Task brief =
Read the entries below and pull out each line with the string "this".

--------------------

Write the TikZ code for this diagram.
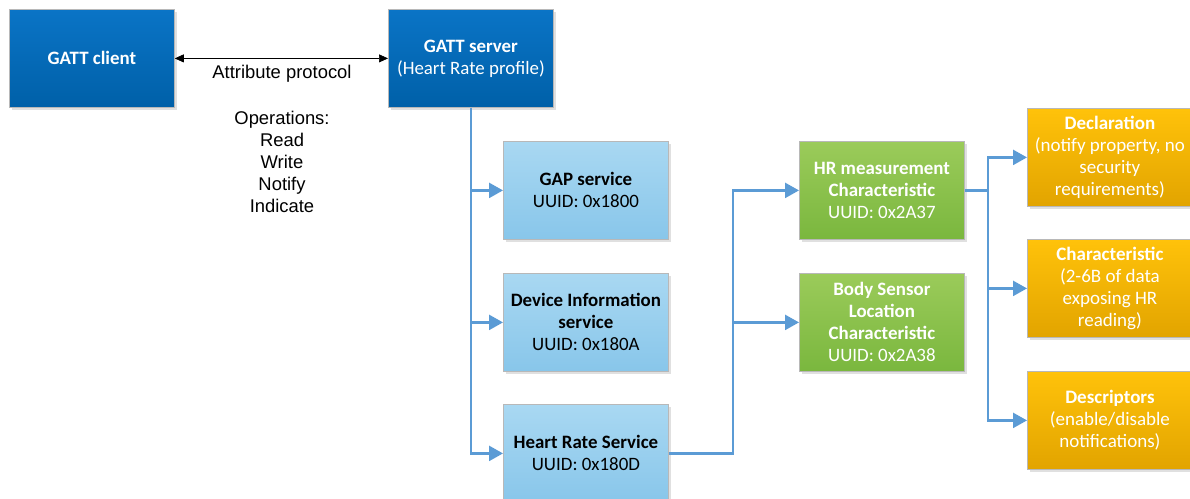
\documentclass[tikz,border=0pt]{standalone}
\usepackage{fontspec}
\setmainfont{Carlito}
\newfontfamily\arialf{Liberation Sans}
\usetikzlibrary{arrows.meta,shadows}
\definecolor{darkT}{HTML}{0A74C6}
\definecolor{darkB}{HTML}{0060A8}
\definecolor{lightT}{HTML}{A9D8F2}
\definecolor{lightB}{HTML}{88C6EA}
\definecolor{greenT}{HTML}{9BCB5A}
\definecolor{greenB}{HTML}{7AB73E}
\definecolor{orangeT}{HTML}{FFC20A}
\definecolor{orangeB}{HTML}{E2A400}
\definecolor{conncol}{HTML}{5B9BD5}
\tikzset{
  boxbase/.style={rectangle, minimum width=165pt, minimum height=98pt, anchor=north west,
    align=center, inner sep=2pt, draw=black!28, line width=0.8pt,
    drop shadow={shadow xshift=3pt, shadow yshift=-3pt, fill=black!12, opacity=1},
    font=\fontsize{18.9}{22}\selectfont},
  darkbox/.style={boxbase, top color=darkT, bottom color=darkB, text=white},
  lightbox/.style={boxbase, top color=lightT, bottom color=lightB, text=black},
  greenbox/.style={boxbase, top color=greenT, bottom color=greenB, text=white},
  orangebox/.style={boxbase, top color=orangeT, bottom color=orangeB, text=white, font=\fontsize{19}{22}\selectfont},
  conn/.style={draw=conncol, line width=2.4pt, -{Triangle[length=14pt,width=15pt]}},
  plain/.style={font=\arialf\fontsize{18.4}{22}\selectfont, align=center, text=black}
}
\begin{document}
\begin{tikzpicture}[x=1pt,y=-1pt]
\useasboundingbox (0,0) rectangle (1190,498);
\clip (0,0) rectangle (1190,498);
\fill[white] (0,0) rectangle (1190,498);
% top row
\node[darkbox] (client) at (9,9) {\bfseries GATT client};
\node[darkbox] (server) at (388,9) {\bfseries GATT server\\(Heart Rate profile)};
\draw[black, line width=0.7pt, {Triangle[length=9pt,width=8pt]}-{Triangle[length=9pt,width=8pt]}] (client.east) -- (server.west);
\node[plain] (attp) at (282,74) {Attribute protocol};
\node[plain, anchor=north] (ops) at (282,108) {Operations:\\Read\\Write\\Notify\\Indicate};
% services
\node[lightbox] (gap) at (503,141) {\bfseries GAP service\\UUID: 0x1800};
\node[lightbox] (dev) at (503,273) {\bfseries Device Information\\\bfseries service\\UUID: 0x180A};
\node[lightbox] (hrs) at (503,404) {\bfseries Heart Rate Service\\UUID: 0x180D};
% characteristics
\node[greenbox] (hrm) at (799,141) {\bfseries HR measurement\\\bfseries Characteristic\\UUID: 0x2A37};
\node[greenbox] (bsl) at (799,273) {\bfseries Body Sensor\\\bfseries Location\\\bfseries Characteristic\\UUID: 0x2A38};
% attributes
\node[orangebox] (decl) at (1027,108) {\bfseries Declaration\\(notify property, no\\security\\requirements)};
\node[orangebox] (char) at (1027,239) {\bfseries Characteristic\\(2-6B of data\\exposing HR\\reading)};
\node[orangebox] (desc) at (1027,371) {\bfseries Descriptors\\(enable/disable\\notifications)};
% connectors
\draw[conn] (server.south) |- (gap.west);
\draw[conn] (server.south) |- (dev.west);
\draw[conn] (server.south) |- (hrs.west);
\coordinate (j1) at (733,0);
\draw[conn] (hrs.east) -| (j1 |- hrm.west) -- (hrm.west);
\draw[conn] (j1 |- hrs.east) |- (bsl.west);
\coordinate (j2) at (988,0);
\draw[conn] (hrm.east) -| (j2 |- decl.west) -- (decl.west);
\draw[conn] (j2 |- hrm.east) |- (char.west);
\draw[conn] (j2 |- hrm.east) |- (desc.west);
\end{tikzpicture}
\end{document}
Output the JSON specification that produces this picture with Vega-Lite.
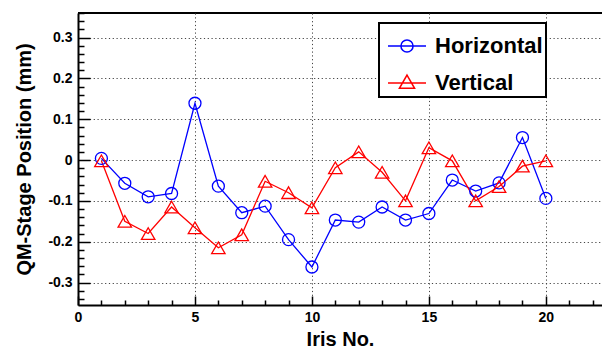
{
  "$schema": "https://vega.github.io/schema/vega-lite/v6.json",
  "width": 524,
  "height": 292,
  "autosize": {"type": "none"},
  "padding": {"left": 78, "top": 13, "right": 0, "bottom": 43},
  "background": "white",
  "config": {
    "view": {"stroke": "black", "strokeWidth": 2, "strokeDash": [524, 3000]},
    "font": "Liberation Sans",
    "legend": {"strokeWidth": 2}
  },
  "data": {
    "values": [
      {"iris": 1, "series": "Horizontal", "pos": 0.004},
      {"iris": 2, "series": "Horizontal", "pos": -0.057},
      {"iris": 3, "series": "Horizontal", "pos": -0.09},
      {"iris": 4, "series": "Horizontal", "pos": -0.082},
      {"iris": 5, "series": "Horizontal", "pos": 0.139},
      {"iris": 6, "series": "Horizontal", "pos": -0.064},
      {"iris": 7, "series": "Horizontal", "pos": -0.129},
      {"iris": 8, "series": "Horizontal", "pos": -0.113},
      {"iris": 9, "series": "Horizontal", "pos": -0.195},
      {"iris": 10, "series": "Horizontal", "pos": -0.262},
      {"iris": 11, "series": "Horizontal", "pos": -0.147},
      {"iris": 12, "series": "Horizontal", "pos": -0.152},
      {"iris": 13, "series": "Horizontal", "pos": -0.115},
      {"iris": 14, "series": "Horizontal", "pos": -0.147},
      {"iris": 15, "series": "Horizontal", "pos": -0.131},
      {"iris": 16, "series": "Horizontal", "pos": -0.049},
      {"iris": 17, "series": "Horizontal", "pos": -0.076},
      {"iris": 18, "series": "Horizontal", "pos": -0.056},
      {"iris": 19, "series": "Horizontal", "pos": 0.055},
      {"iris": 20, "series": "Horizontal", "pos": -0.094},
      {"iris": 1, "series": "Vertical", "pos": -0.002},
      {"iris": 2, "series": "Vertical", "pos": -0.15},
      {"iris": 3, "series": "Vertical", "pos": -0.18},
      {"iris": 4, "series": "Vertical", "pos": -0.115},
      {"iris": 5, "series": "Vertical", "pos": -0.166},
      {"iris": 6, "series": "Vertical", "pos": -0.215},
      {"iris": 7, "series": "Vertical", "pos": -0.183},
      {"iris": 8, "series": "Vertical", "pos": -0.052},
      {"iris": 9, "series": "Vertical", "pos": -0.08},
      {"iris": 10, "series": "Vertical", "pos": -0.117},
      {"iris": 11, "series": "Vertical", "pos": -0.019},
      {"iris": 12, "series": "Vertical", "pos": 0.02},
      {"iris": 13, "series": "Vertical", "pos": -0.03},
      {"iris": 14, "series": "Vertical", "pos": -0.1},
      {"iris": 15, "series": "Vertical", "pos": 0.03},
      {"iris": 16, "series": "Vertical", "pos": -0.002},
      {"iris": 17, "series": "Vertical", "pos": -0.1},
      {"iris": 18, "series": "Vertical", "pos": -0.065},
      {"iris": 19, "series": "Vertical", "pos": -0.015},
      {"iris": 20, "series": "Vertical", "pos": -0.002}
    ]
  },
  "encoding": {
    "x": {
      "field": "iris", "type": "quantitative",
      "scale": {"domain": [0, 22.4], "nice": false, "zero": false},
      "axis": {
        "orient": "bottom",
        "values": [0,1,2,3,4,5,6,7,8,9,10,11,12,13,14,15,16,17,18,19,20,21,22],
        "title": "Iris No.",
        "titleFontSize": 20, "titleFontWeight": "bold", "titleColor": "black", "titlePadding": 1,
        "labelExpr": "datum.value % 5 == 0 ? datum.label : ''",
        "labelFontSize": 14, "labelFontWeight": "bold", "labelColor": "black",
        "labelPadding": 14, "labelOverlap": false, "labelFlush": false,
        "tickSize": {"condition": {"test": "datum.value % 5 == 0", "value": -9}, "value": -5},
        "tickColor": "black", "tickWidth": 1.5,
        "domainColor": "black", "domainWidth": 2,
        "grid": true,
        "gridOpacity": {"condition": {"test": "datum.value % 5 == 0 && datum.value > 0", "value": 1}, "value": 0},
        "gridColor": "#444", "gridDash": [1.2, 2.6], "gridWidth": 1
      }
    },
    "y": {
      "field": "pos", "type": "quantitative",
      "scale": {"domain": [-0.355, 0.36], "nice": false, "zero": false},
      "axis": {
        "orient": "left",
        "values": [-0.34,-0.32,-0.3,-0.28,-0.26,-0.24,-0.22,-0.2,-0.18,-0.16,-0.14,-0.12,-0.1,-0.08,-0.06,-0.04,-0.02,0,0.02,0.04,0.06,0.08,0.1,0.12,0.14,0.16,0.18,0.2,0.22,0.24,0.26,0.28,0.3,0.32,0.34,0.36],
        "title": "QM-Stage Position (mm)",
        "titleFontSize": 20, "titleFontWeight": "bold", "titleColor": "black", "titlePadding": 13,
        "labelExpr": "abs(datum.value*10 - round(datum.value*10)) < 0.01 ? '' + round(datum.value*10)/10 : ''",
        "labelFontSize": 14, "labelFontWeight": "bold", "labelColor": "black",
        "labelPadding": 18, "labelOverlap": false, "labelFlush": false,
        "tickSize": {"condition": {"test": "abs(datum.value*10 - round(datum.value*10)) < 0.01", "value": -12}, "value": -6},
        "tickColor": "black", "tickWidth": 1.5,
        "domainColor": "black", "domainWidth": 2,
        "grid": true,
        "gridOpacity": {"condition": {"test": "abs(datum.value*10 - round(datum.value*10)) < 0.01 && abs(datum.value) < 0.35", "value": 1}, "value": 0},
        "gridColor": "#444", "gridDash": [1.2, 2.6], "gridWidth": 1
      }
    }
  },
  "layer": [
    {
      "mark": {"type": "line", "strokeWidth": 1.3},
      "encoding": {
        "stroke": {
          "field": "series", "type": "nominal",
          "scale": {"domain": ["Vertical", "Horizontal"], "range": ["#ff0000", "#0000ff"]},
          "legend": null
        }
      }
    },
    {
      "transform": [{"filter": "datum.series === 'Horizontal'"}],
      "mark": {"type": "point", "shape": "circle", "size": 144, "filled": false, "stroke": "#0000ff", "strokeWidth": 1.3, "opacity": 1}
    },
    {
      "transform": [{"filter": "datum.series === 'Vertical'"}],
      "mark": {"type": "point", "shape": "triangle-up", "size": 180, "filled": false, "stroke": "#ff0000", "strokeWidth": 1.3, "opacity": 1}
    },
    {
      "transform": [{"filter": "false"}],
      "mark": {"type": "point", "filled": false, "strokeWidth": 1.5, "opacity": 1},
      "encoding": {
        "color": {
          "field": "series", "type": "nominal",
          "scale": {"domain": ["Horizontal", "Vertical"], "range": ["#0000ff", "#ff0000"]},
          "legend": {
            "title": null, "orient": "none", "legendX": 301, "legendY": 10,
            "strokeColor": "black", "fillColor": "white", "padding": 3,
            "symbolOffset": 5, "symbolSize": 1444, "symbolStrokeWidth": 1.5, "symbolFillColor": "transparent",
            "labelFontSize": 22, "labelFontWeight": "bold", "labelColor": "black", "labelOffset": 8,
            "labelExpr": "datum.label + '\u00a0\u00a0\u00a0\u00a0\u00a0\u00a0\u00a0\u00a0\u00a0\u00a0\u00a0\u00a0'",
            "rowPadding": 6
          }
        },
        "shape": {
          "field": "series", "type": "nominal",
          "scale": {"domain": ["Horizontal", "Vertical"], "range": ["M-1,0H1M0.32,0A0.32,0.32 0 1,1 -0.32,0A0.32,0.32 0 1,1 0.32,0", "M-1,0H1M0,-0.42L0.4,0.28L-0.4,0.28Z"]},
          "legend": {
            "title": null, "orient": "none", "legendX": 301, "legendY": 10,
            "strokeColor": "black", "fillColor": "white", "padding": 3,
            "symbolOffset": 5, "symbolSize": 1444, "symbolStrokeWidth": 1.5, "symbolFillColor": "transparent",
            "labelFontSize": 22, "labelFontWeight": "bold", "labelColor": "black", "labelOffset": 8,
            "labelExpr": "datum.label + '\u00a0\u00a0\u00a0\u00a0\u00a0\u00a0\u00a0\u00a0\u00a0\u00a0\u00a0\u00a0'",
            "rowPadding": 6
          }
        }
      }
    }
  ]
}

--------------------

Answer below =
Write the TikZ code for this diagram.
Output the JSON specification that produces this picture with Vega-Lite.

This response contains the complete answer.